Records from a data collection:
==========

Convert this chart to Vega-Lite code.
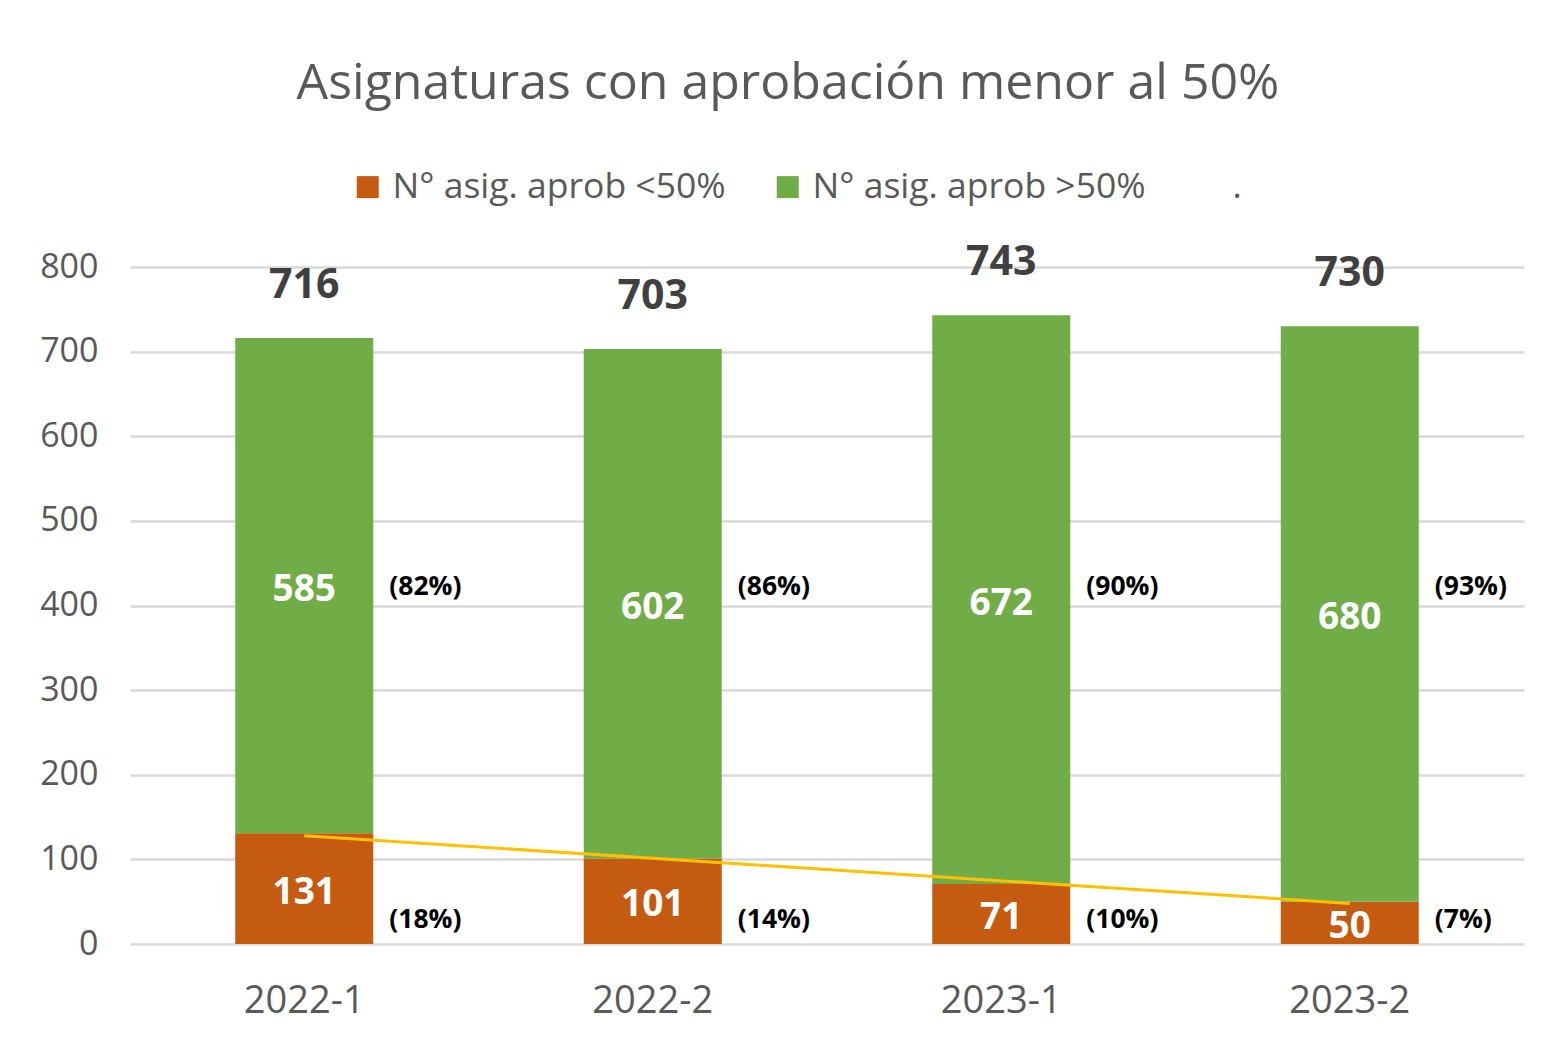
{
  "$schema": "https://vega.github.io/schema/vega-lite/v6.json",
  "width": 1394,
  "height": 677,
  "autosize": {"type": "none"},
  "padding": {"left": 130, "top": 267, "right": 28, "bottom": 103},
  "background": "white",
  "title": {
    "text": "Asignaturas con aprobación menor al 50%",
    "font": "Open Sans",
    "fontSize": 50,
    "fontWeight": "normal",
    "color": "#595959",
    "anchor": "middle",
    "dx": -39,
    "offset": 60
  },
  "datasets": {
    "main": [
      {"period": "2022-1", "series": "N° asig. aprob <50%", "count": 131, "pct": "(18%)"},
      {"period": "2022-1", "series": "N° asig. aprob >50%", "count": 585, "pct": "(82%)"},
      {"period": "2022-2", "series": "N° asig. aprob <50%", "count": 101, "pct": "(14%)"},
      {"period": "2022-2", "series": "N° asig. aprob >50%", "count": 602, "pct": "(86%)"},
      {"period": "2023-1", "series": "N° asig. aprob <50%", "count": 71, "pct": "(10%)"},
      {"period": "2023-1", "series": "N° asig. aprob >50%", "count": 672, "pct": "(90%)"},
      {"period": "2023-2", "series": "N° asig. aprob <50%", "count": 50, "pct": "(7%)"},
      {"period": "2023-2", "series": "N° asig. aprob >50%", "count": 680, "pct": "(93%)"}
    ],
    "trend": [
      {"period": "2022-1", "trend": 128},
      {"period": "2023-2", "trend": 48}
    ]
  },
  "data": {"name": "main"},
  "encoding": {
    "x": {
      "field": "period",
      "type": "nominal",
      "sort": null,
      "scale": {"paddingInner": 0.604, "paddingOuter": 0.302},
      "axis": {
        "title": null,
        "labelAngle": 0,
        "labelFont": "Open Sans",
        "labelFontSize": 38,
        "labelColor": "#595959",
        "labelPadding": 38,
        "ticks": false,
        "domain": false,
        "grid": false
      }
    }
  },
  "layer": [
    {
      "mark": {"type": "bar"},
      "encoding": {
        "y": {
          "field": "count",
          "type": "quantitative",
          "aggregate": "sum",
          "scale": {"domain": [0, 800], "nice": false},
          "axis": {
            "title": null,
            "values": [0, 100, 200, 300, 400, 500, 600, 700, 800],
            "labelFont": "Open Sans",
            "labelFontSize": 34,
            "labelColor": "#595959",
            "labelPadding": 32,
            "ticks": false,
            "domain": false,
            "grid": true,
            "gridColor": "#d9d9d9",
            "gridWidth": 2.5
          }
        },
        "color": {
          "field": "series",
          "type": "nominal",
          "scale": {
            "domain": ["N° asig. aprob <50%", "N° asig. aprob >50%", "."],
            "range": ["#C55A11", "#70AD47", "transparent"]
          },
          "legend": {
            "title": null,
            "orient": "none",
            "legendX": 220,
            "legendY": -98,
            "direction": "horizontal",
            "padding": 0,
            "symbolType": "square",
            "symbolSize": 484,
            "symbolStrokeWidth": 0,
            "labelFont": "Open Sans",
            "labelFontSize": 35.5,
            "labelColor": "#595959",
            "labelOffset": 7,
            "labelLimit": 0,
            "columnPadding": 44
          }
        },
        "order": {"field": "series", "sort": "ascending"}
      }
    },
    {
      "data": {"name": "trend"},
      "mark": {"type": "line", "color": "#FFC000", "strokeWidth": 3},
      "encoding": {
        "y": {"field": "trend", "type": "quantitative"}
      }
    },
    {
      "transform": [
        {"stack": "count", "groupby": ["period"], "sort": [{"field": "series", "order": "ascending"}], "as": ["v0", "v1"]},
        {"fold": ["v0", "v1"], "as": ["k", "pos"]}
      ],
      "mark": {"type": "text", "color": "white", "font": "Open Sans", "fontWeight": "bold", "fontSize": 37, "baseline": "middle", "dy": 4},
      "encoding": {
        "y": {"field": "pos", "type": "quantitative", "aggregate": "mean", "stack": null},
        "detail": {"field": "series"},
        "text": {"field": "count", "aggregate": "max", "type": "quantitative"}
      }
    },
    {
      "mark": {"type": "text", "color": "#404040", "font": "Open Sans", "fontWeight": "bold", "fontSize": 41, "baseline": "alphabetic", "dy": -40},
      "encoding": {
        "y": {"field": "count", "type": "quantitative", "aggregate": "sum", "stack": null},
        "text": {"field": "count", "aggregate": "sum", "type": "quantitative"}
      }
    },
    {
      "transform": [{"filter": "datum.series == 'N° asig. aprob >50%'"}],
      "mark": {"type": "text", "color": "black", "font": "Open Sans", "fontWeight": "bold", "fontSize": 26.5, "align": "left", "baseline": "middle", "dx": 85},
      "encoding": {
        "y": {"datum": 422, "type": "quantitative"},
        "text": {"field": "pct"}
      }
    },
    {
      "transform": [{"filter": "datum.series == 'N° asig. aprob <50%'"}],
      "mark": {"type": "text", "color": "black", "font": "Open Sans", "fontWeight": "bold", "fontSize": 26.5, "align": "left", "baseline": "middle", "dx": 85},
      "encoding": {
        "y": {"datum": 28, "type": "quantitative"},
        "text": {"field": "pct"}
      }
    }
  ],
  "config": {
    "view": {"stroke": null}
  }
}
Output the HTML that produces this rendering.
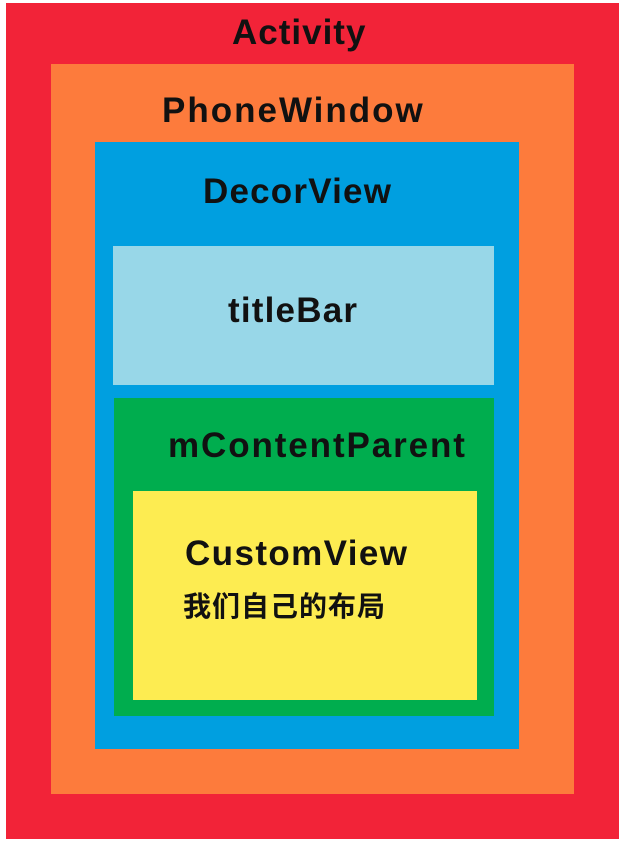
<!DOCTYPE html>
<html><head><meta charset="utf-8"><style>
html,body{margin:0;padding:0;width:626px;height:844px;background:#fff;overflow:hidden;position:relative}
div{position:absolute}
.t{font-family:"Liberation Sans","Noto Sans CJK SC",sans-serif;font-weight:bold;font-size:35px;line-height:36px;color:#111;white-space:nowrap}
</style></head><body>
<div style="left:6px;top:3px;width:613px;height:836px;background:#f22338"></div>
<div style="left:51px;top:64px;width:523px;height:730px;background:#fd7b3c"></div>
<div style="left:95px;top:142px;width:424px;height:607px;background:#009fe0"></div>
<div style="left:113px;top:246px;width:381px;height:139px;background:#98d7e8"></div>
<div style="left:114px;top:398px;width:380px;height:318px;background:#00ad4e"></div>
<div style="left:133px;top:491px;width:344px;height:209px;background:#fdec51"></div>
<div class="t" style="left:232px;top:15px;letter-spacing:1px">Activity</div>
<div class="t" style="left:162px;top:93px;letter-spacing:2px">PhoneWindow</div>
<div class="t" style="left:203px;top:174px;letter-spacing:1.2px">DecorView</div>
<div class="t" style="left:228px;top:293px;letter-spacing:1.2px">titleBar</div>
<div class="t" style="left:168px;top:428px;letter-spacing:1.9px">mContentParent</div>
<div class="t" style="left:185px;top:536px;letter-spacing:1.4px">CustomView</div>
<div class="t" style="left:183px;top:589px;font-size:28px;letter-spacing:1px">我们自己的布局</div>
</body></html>
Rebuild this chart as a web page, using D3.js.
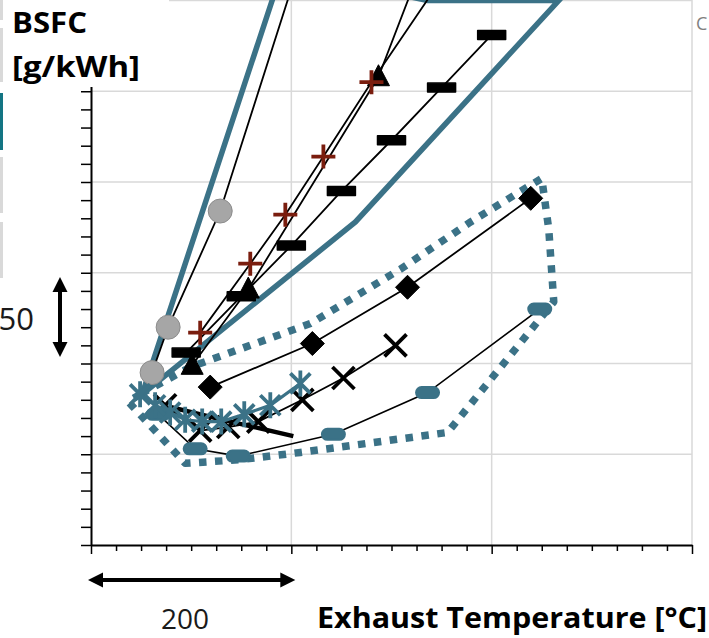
<!DOCTYPE html>
<html>
<head>
<meta charset="utf-8">
<script src="https://cdn.jsdelivr.net/npm/d3@7/dist/d3.min.js"></script>
<style>
  html, body { margin: 0; padding: 0; background: #fff; }
  svg { display: block; }
</style>
</head>
<body>
<svg id="chart" width="709" height="638"></svg>
<script>
// Exhaust temperature [°C] vs BSFC [g/kWh], one array of [T, BSFC] per operating line
const fullLoadOutline = [[151, 233], [364, 328], [567, 450], [436, 450], [291, 467], [151, 233]];
const dottedEnvelope = [[149, 233], [137, 229], [194, 195], [249, 197], [309, 201], [456, 212],
  [562, 284], [557, 324], [550, 352], [479, 328], [409, 302], [319, 272], [199, 248], [149, 233]];
const circleSeries = [[161, 245], [177, 270], [229, 334], [309, 472]];
const plusSeries = [[209, 267], [259, 305], [294, 332], [332, 364], [380, 405], [449, 461]];
const triangleSeries = [[201, 249], [257, 291], [387, 408], [424, 461]];
const dashSeries = [[195, 256], [250, 287], [300, 315], [350, 345], [400, 373], [450, 402], [500, 431]];
const diamondSeries = [[219, 237], [321, 261], [416, 292], [539, 341]];
const crossSeries = [[174, 227], [209, 213], [237, 215], [267, 218], [311, 230], [352, 242], [404, 260]];
const boldLineSeries = [[179, 226], [239, 218], [302, 210]];
const asteriskSeries = [[149, 233], [164, 227], [179, 223], [194, 219], [211, 218], [230, 218], [253, 222], [279, 227], [309, 239]];
const pillSeries = [[167, 222], [204, 203], [247, 199], [342, 211], [436, 234], [548, 280]];

const yGrid = [200, 250, 300, 350, 400, 450];
const xGrid = [300, 500, 700];
const yTicks = d3.range(150, 401, 10);
const xTicks = d3.range(100, 701, 25);

const yTitle = ["BSFC", "[g/kWh]"];
const xTitle = "Exhaust Temperature [°C]";
const xScaleLabel = "200";
const yScaleLabel = "50";

const TEAL = "#3b7287";
const RED = "#7a1d0e";

const svg = d3.select("#chart");
const x = d3.scaleLinear().domain([100, 700]).range([91, 692]);
const y = d3.scaleLinear().domain([150, 450]).range([545, 0.5]);
const line = d3.line().x(d => x(d[0])).y(d => y(d[1]));

// gridlines
svg.append("g").selectAll("line").data(yGrid).join("line")
  .attr("x1", x(100)).attr("x2", x(700))
  .attr("y1", d => y(d)).attr("y2", d => y(d))
  .attr("stroke", "#d9d9d9").attr("stroke-width", 1.5);
svg.append("g").selectAll("line").data(xGrid).join("line")
  .attr("x1", d => x(d)).attr("x2", d => x(d))
  .attr("y1", 0).attr("y2", y(150))
  .attr("stroke", "#d9d9d9").attr("stroke-width", 1.5);

// axes
const yAxis = svg.append("g").attr("transform", `translate(${x(100)},0)`)
  .call(d3.axisLeft(y).tickValues(yTicks).tickSize(10).tickSizeOuter(0).tickFormat(""));
const xAxis = svg.append("g").attr("transform", `translate(0,${y(150)})`)
  .call(d3.axisBottom(x).tickValues(xTicks).tickSizeOuter(0).tickFormat(""));
xAxis.selectAll(".tick line").attr("y2", d => (d % 200 === 100 ? 9 : 6));
[yAxis, xAxis].forEach(g => {
  g.select(".domain").attr("stroke", "#000").attr("stroke-width", 2);
  g.selectAll(".tick line").attr("stroke", "#000").attr("stroke-width", 1.5);
});

const plot = svg.append("g");

// full-load outline (thick solid teal)
plot.append("path").datum(fullLoadOutline).attr("d", line)
  .attr("fill", "none").attr("stroke", TEAL).attr("stroke-width", 5.5).attr("stroke-linejoin", "miter");

// dotted operating envelope
plot.append("path").datum(dottedEnvelope).attr("d", line)
  .attr("fill", "none").attr("stroke", TEAL).attr("stroke-width", 7.5)
  .attr("stroke-dasharray", "7.5,8.5").attr("stroke-linejoin", "round");

function drawLine(data, color, width) {
  plot.append("path").datum(data).attr("d", line)
    .attr("fill", "none").attr("stroke", color).attr("stroke-width", width);
}

const markerPaths = {
  circle: "M-12,0A12,12 0 1,0 12,0A12,12 0 1,0 -12,0Z",
  diamond: "M0,-12L12,0L0,12L-12,0Z",
  triangle: "M0,-12L11,9L-11,9Z",
  dash: "M-14,-4.5H14V4.5H-14Z",
  pill: "M-6,-5.5H6A5.5,5.5 0 0,1 6,5.5H-6A5.5,5.5 0 0,1 -6,-5.5Z",
  plus: "M-12,0H12M0,-12V12",
  cross: "M-11,-11L11,11M-11,11L11,-11",
  asterisk: "M-10,-10L10,10M-10,10L10,-10M0,-13V13"
};

function drawMarkers(data, kind, fill, stroke, sw) {
  plot.append("g").selectAll("path").data(data).join("path")
    .attr("transform", d => `translate(${x(d[0])},${y(d[1])})`)
    .attr("d", markerPaths[kind])
    .attr("fill", fill).attr("stroke", stroke).attr("stroke-width", sw)
    .attr("stroke-linejoin", "round");
}

// black operating lines
drawLine(circleSeries, "#000", 1.8);
drawMarkers(circleSeries, "circle", "#a6a6a6", "#8c8c8c", 1);

drawLine(dashSeries, "#000", 1.8);
drawMarkers(dashSeries, "dash", "#000", "#000", 1.5);

drawLine(triangleSeries, "#000", 1.8);
drawMarkers(triangleSeries, "triangle", "#000", "#000", 1);

drawLine(plusSeries, "#000", 1.8);
drawMarkers(plusSeries, "plus", "none", RED, 3.8);

drawLine(diamondSeries, "#000", 1.8);
drawMarkers(diamondSeries, "diamond", "#000", "#000", 1);

drawLine(boldLineSeries, "#000", 4.5);

drawLine(crossSeries, "#000", 1.8);
drawMarkers(crossSeries, "cross", "none", "#000", 3.8);

// teal operating lines
drawLine(pillSeries, "#000", 1.6);
drawMarkers(pillSeries, "pill", TEAL, TEAL, 2);

drawLine(asteriskSeries, TEAL, 3.2);
drawMarkers(asteriskSeries, "asterisk", "none", TEAL, 3.8);

// title block background
svg.append("rect").attr("x", 4).attr("y", 0).attr("width", 165).attr("height", 87).attr("fill", "#fff");

// small legend remnants along the edges
const edgeBars = [[0, 20, "#d9d9d9"], [28, 54, "#d9d9d9"], [93, 57, "#137583"], [157, 56, "#d9d9d9"], [222, 56, "#d9d9d9"]];
svg.append("g").selectAll("rect").data(edgeBars).join("rect")
  .attr("x", 0).attr("y", d => d[0]).attr("width", 3).attr("height", d => d[1]).attr("fill", d => d[2]);
svg.append("text").attr("x", 696).attr("y", 30).text("C")
  .attr("font-family", "Open Sans").attr("font-size", 18).attr("fill", "#7f7f7f");

// axis titles
const tf = "'Open Sans', sans-serif";
svg.append("text").attr("x", 12).attr("y", 33).text(yTitle[0])
  .attr("font-family", tf).attr("font-weight", 700).attr("font-size", 29)
  .attr("textLength", 75).attr("lengthAdjust", "spacingAndGlyphs");
svg.append("text").attr("x", 12).attr("y", 77).text(yTitle[1])
  .attr("font-family", tf).attr("font-weight", 700).attr("font-size", 29)
  .attr("textLength", 128).attr("lengthAdjust", "spacingAndGlyphs");
svg.append("text").attr("x", 317).attr("y", 628).text(xTitle)
  .attr("font-family", tf).attr("font-weight", 700).attr("font-size", 28)
  .attr("textLength", 390).attr("lengthAdjust", "spacingAndGlyphs");

// scale hints: 200 °C horizontal, 50 g/kWh vertical
svg.append("text").attr("x", 185).attr("y", 629).attr("text-anchor", "middle").text(xScaleLabel)
  .attr("font-family", tf).attr("font-size", 28).attr("fill", "#1a1a1a");
svg.append("text").attr("x", 34).attr("y", 330).attr("text-anchor", "end").text(yScaleLabel)
  .attr("font-family", tf).attr("font-size", 31).attr("fill", "#1a1a1a");

function doubleArrow(x1, y1, x2, y2) {
  const g = svg.append("g");
  const ang = Math.atan2(y2 - y1, x2 - x1);
  const L = 15, Wd = 7.5;
  const ux = Math.cos(ang), uy = Math.sin(ang);
  g.append("line").attr("x1", x1 + ux * L * 0.8).attr("y1", y1 + uy * L * 0.8)
    .attr("x2", x2 - ux * L * 0.8).attr("y2", y2 - uy * L * 0.8)
    .attr("stroke", "#000").attr("stroke-width", 4);
  const head = (px, py, dir) => {
    const bx = px + dir * ux * L, by = py + dir * uy * L;
    return `M${px},${py}L${bx - uy * Wd},${by + ux * Wd}L${bx + uy * Wd},${by - ux * Wd}Z`;
  };
  g.append("path").attr("d", head(x1, y1, 1)).attr("fill", "#000");
  g.append("path").attr("d", head(x2, y2, -1)).attr("fill", "#000");
}
doubleArrow(x(97), 580, x(304), 580);
doubleArrow(60, 277, 60, 357);
</script>
</body>
</html>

==========

• [PROBLEM DETAILS] Begin at the line containing "Output the HTML that produces this rendering.", end at the line containing "</body></html>", and copy those lines word for word, both included. Skip pictures.

• [THE COMPLETED TASK]
Output the HTML that produces this rendering.
<!DOCTYPE html>
<html><head><meta charset="utf-8"><style>
html,body{margin:0;padding:0;width:626px;height:844px;background:#fff;overflow:hidden;position:relative}
div{position:absolute}
.t{font-family:"Liberation Sans","Noto Sans CJK SC",sans-serif;font-weight:bold;font-size:35px;line-height:36px;color:#111;white-space:nowrap}
</style></head><body>
<div style="left:6px;top:3px;width:613px;height:836px;background:#f22338"></div>
<div style="left:51px;top:64px;width:523px;height:730px;background:#fd7b3c"></div>
<div style="left:95px;top:142px;width:424px;height:607px;background:#009fe0"></div>
<div style="left:113px;top:246px;width:381px;height:139px;background:#98d7e8"></div>
<div style="left:114px;top:398px;width:380px;height:318px;background:#00ad4e"></div>
<div style="left:133px;top:491px;width:344px;height:209px;background:#fdec51"></div>
<div class="t" style="left:232px;top:15px;letter-spacing:1px">Activity</div>
<div class="t" style="left:162px;top:93px;letter-spacing:2px">PhoneWindow</div>
<div class="t" style="left:203px;top:174px;letter-spacing:1.2px">DecorView</div>
<div class="t" style="left:228px;top:293px;letter-spacing:1.2px">titleBar</div>
<div class="t" style="left:168px;top:428px;letter-spacing:1.9px">mContentParent</div>
<div class="t" style="left:185px;top:536px;letter-spacing:1.4px">CustomView</div>
<div class="t" style="left:183px;top:589px;font-size:28px;letter-spacing:1px">我们自己的布局</div>
</body></html>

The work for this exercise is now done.